The total consumption of sweetener stood at 5.7 million tons, including 480,000 tons on monthly basis. The ECC was told that there were stocks of 2 million tons, so sufficient stocks could meet domestic requirements, including for upcoming Ramadan.
Now the question arises that the sugarcane price fixed by the provinces increased from Rs180 to Rs190 per 40 kg but the prices of sugar had already crossed from Rs55 per kg to Rs85 per kg. Who has earned lofty profits among the sugar barons that exist in all mainstream political parties?
With the increased GST on sugar from 8 to 17 percent, it caused a hike in the prices by over Rs5 per kg, so the prices should have increased from Rs55 to 60 per kg. But the prices skyrocketed and touched in the range of Rs80 to 85 per kg in retail market.
The ECC was given a briefing by the Ministry of Industries and Production on the current situation of sugar supply in the country. It was told that adequate stocks of sugar are available in the country but prices in both domestic and international market are showing an upward trend. In order to maintain the prices in the domestic market, the ECC banned the export of sugar.
The ECC further directed that in case there is considerable decrease in available stocks, the ECC would be willing to reconsider the proposal for import of sugar as well as removal of tariff and taxes on subject import. The members of the ECC were all convinced that there are adequate stocks of sugar available in the country and there is currently no compelling reason to import the commodity in the country. The ECC was told that there are 1.719 million tons of sugar stocks available with the mills. The ECC also directed the ministry to talk to the provincial governments to control price of commodity in the country as it is a provincial subject.
The ECC also approved the request by the Ministry of Law and Justice for a technical supplementary grant of US$1 million equivalent to Pak rupees as legal and miscellaneous expenses in the case of Reko-Diq. The ECC also directed the ministry to give a detailed briefing on the details of the case in the next meeting. An official statement issued by the Finance Ministry on Monday stated that Adviser to the Prime Minister on Finance and Revenue Dr. Abdul Hafeez Shaikh chaired the meeting of the Economic Coordination Committee of the Cabinet this afternoon.
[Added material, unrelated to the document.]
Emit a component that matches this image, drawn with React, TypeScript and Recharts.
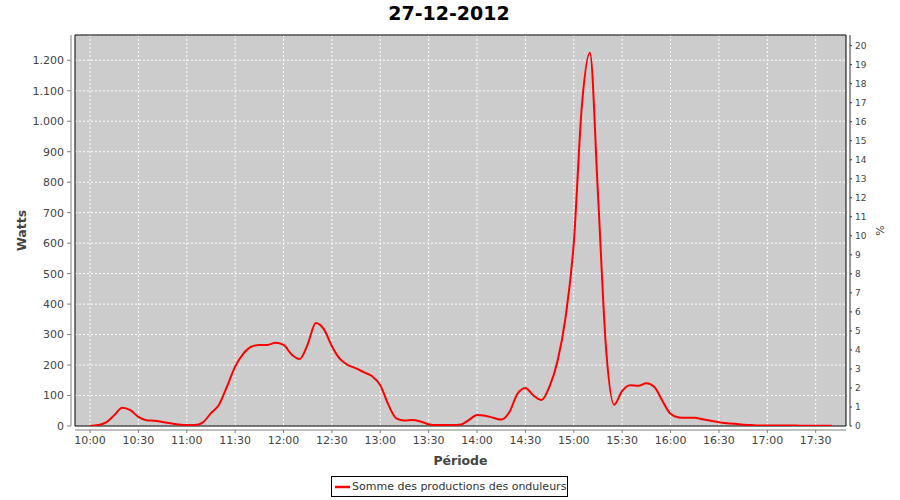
import { LineChart, Line, XAxis, YAxis, CartesianGrid, ReferenceArea, Label } from "recharts";

// minutes after 10:00, one reading every 5 minutes
const minutes = [
  0, 5, 10, 15, 20, 25, 30, 35, 40, 45, 50, 55,
  60, 65, 70, 75, 80, 85, 90, 95, 100, 105, 110, 115,
  120, 125, 130, 135, 140, 145, 150, 155, 160, 165, 170, 175,
  180, 185, 190, 195, 200, 205, 210, 215, 220, 225, 230, 235,
  240, 245, 250, 255, 260, 265, 270, 275, 280, 285, 290, 295,
  300, 305, 310, 315, 320, 325, 330, 335, 340, 345, 350, 355,
  360, 365, 370, 375, 380, 385, 390, 395, 400, 405, 410, 415,
  420, 425, 430, 435, 440, 445, 450, 455, 460,
];

// Somme des productions des onduleurs (W)
const watts = [
  0, 3, 12, 35, 60, 52, 30, 19, 17, 13, 9, 5,
  3, 3, 12, 42, 70, 130, 195, 237, 260, 266, 266, 273,
  266, 235, 220, 268, 338, 318, 262, 220, 200, 189, 176, 163,
  134, 70, 25, 18, 20, 15, 6, 3, 3, 3, 5, 20,
  36, 34, 27, 21, 45, 105, 125, 100, 85, 130, 215, 360,
  600, 1050, 1225, 760, 255, 70, 115, 134, 132, 140, 128, 82,
  40, 28, 27, 27, 22, 17, 12, 9, 7, 4, 3, 2,
  2, 2, 2, 2, 1, 1, 1, 1, 1,
];

const xTicks = [0, 30, 60, 90, 120, 150, 180, 210, 240, 270, 300, 330, 360, 390, 420, 450];
const wattTicks = [0, 100, 200, 300, 400, 500, 600, 700, 800, 900, 1000, 1100, 1200];
const pctTicks = [0, 1, 2, 3, 4, 5, 6, 7, 8, 9, 10, 11, 12, 13, 14, 15, 16, 17, 18, 19, 20];

const data = minutes.map((t, i) => ({ t, w: watts[i] }));

const X_DOMAIN: [number, number] = [-9.3, 468.8];
const W_DOMAIN: [number, number] = [0, 1283];
const P_DOMAIN: [number, number] = [0, 20.56];

const FONT = "'DejaVu Sans', sans-serif";

const fmtTime = (m: number) => {
  const h = 10 + Math.floor(m / 60);
  const mm = m % 60;
  return `${h}:${mm < 10 ? "0" : ""}${mm}`;
};

const fmtWatts = (v: number) => (v >= 1000 ? `${Math.floor(v / 1000)}.${String(v % 1000).padStart(3, "0")}` : `${v}`);

export default function App() {
  return (
    <div style={{ position: "absolute", left: 0, top: 0, width: 900, height: 500, background: "#fff", fontFamily: FONT }}>
      <div
        style={{
          position: "absolute",
          left: 0,
          width: 898,
          top: 2,
          textAlign: "center",
          fontSize: 19,
          fontWeight: "bold",
          lineHeight: "22px",
          color: "#000",
        }}
      >
        27-12-2012
      </div>

      <LineChart width={900} height={500} data={data} margin={{ top: 35, right: 0, bottom: 0, left: 0 }}>
        <CartesianGrid
          yAxisId="w"
          fill="#cccccc"
          stroke="#ffffff"
          strokeDasharray="2 2"
          verticalValues={xTicks}
        />
        <XAxis
          dataKey="t"
          type="number"
          domain={X_DOMAIN}
          ticks={xTicks}
          tickFormatter={fmtTime}
          allowDataOverflow
          height={74}
          tickSize={3}
          tickMargin={7}
          axisLine={{ stroke: "#808080", transform: "translate(0,4)" }}
          tickLine={{ stroke: "#808080", transform: "translate(0,4)" }}
          tick={{ fontSize: 11, fill: "#444", fontFamily: FONT }}
        >
          <Label
            content={({ viewBox }: any) => (
              <text
                x={viewBox.x + viewBox.width / 2}
                y={viewBox.y + 39}
                textAnchor="middle"
                fontSize={12.5}
                fontWeight="bold"
                fill="#444"
                fontFamily={FONT}
              >
                Période
              </text>
            )}
          />
        </XAxis>
        <YAxis
          yAxisId="w"
          orientation="left"
          type="number"
          domain={W_DOMAIN}
          ticks={wattTicks}
          tickFormatter={fmtWatts}
          allowDataOverflow
          width={75}
          tickSize={4}
          tickMargin={7}
          axisLine={{ stroke: "#808080", transform: "translate(-4,0)" }}
          tickLine={{ stroke: "#808080", transform: "translate(-4,0)" }}
          tick={{ fontSize: 11, fill: "#444", fontFamily: FONT }}
        >
          <Label
            content={({ viewBox }: any) => {
              const cx = viewBox.x + 26;
              const cy = viewBox.y + viewBox.height / 2;
              return (
                <text
                  x={cx}
                  y={cy}
                  transform={`rotate(-90 ${cx} ${cy})`}
                  textAnchor="middle"
                  fontSize={12.5}
                  fontWeight="bold"
                  fill="#444"
                  fontFamily={FONT}
                >
                  Watts
                </text>
              );
            }}
          />
        </YAxis>
        <YAxis
          yAxisId="p"
          orientation="right"
          type="number"
          domain={P_DOMAIN}
          ticks={pctTicks}
          allowDataOverflow
          width={54}
          tickSize={2}
          tickMargin={7}
          axisLine={{ stroke: "#333", transform: "translate(4,0)" }}
          tickLine={{ stroke: "#333", transform: "translate(4,0)" }}
          tick={{ fontSize: 9, fill: "#444", fontFamily: FONT }}
        >
          <Label
            content={({ viewBox }: any) => {
              const cx = viewBox.x + 38;
              const cy = viewBox.y + viewBox.height / 2;
              return (
                <text
                  x={cx}
                  y={cy}
                  transform={`rotate(-90 ${cx} ${cy})`}
                  textAnchor="middle"
                  fontSize={11}
                  fill="#444"
                  fontFamily={FONT}
                >
                  %
                </text>
              );
            }}
          />
        </YAxis>
        <ReferenceArea
          yAxisId="w"
          x1={X_DOMAIN[0]}
          x2={X_DOMAIN[1]}
          y1={W_DOMAIN[0]}
          y2={W_DOMAIN[1]}
          fill="none"
          fillOpacity={0}
          stroke="#000"
          strokeWidth={1}
          ifOverflow="visible"
        />
        <Line
          yAxisId="w"
          type="monotone"
          dataKey="w"
          stroke="#ff0000"
          strokeWidth={2}
          dot={false}
          isAnimationActive={false}
        />
      </LineChart>

      <div
        style={{
          position: "absolute",
          left: 331,
          top: 476,
          width: 235,
          height: 19,
          border: "1px solid #000",
          background: "#fff",
          display: "flex",
          alignItems: "center",
          fontSize: 11,
          color: "#333",
          whiteSpace: "nowrap",
        }}
      >
        <svg width={20} height={19} style={{ flex: "none" }}>
          <line x1={3} y1={10} x2={18} y2={10} stroke="#ff0000" strokeWidth={2.5} />
        </svg>
        <span>Somme des productions des onduleurs</span>
      </div>
    </div>
  );
}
The ECC considered and approved the Technical Supplementary Grant for release of funds amounting to Rs3,300 million during FY 2019-20 in respect of the project tilted “Prime Minister’s Special Package to implement Skill for All strategy as catalyst for TVET sector development in Pakistan.”
The ECC also approved the continuation of funding facility to the ISGS. It was decided that the loan agreement between the ISGS and GHPL be approved for a period of one year. Any extension thereafter be subject to progress on the undertaken projects and as soon as the first project reaches closure, the ISGS needs to become financially self-sustaining and after closure of the project it will also put forward a business plan on returning the loan.